Doctoral researcher Julia Pelzer and PI Miriam Schulte from the Institute for Parallel and Distributed Systems (IPVS) have introduced a novel method for understanding the intricate interplay of geothermal heat pumps (GHWP) in shallow aquifers. Their study "Efficient two-stage modeling of heat plume interactions of geothermal heat pumps in shallow aquifers using convolutional neural networks", recently published in Geoenergy Science and Engineering (Volume 237, June 24), aims to provide more accurate and faster predictions of heat plumes, which are crucial for efficient urban planning and beyond.

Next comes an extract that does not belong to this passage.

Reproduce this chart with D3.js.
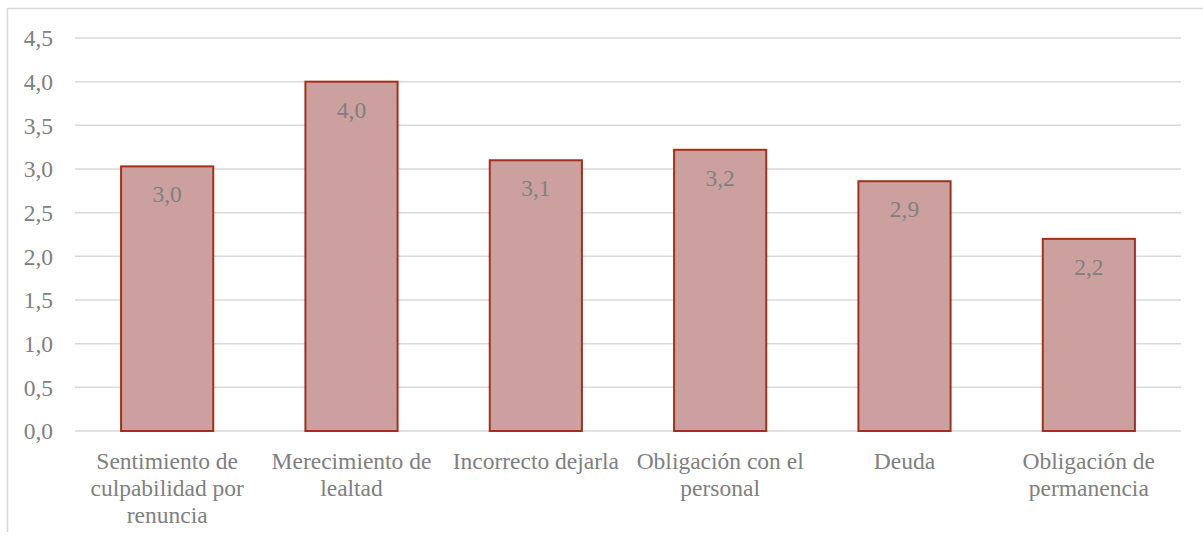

In the quest for sustainable energy solutions, geothermal heat pumps hold immense promise. However, understanding their impact on groundwater temperature and the complex interactions between multiple heat plumes has been a challenge. Traditionally, analytical models like LAHM and simulations such as PFLOTRAN have been used, but they often fall short in accuracy or computational efficiency.
Pelzer and Schulte’s approach, outlined in their paper, involves a two-stage neural network methodology. The first stage rapidly predicts the shape of individual heat pump plumes, while the second stage refines these predictions by considering interactions with neighboring plumes in a so far strongly simplified setting. This innovative approach leverages convolutional neural networks (CNNs), trained on a dataset constructed using realistic subsurface flow parameters extracted from borehole measurements in the Munich region.
Importantly, the researchers' methodology enhances prediction accuracy and shifts computational costs from inference/application time to training. Through experiments conducted on various dataset sizes and input parameters, the study achieved remarkable results. With a Root Mean Square Error (RMSE) of approximately 0.1 °C in both stages, their model demonstrates exceptional accuracy in capturing the intricate dynamics of GWHP interactions.
The implications of this research are significant. By outperforming traditional analytical approximations and simulations, this two-stage model offers a practical and efficient tool for urban planning and beyond in a simplified setting. Its potential for real-time application through a web interface highlights its relevance in sustainable energy management and environmental conservation.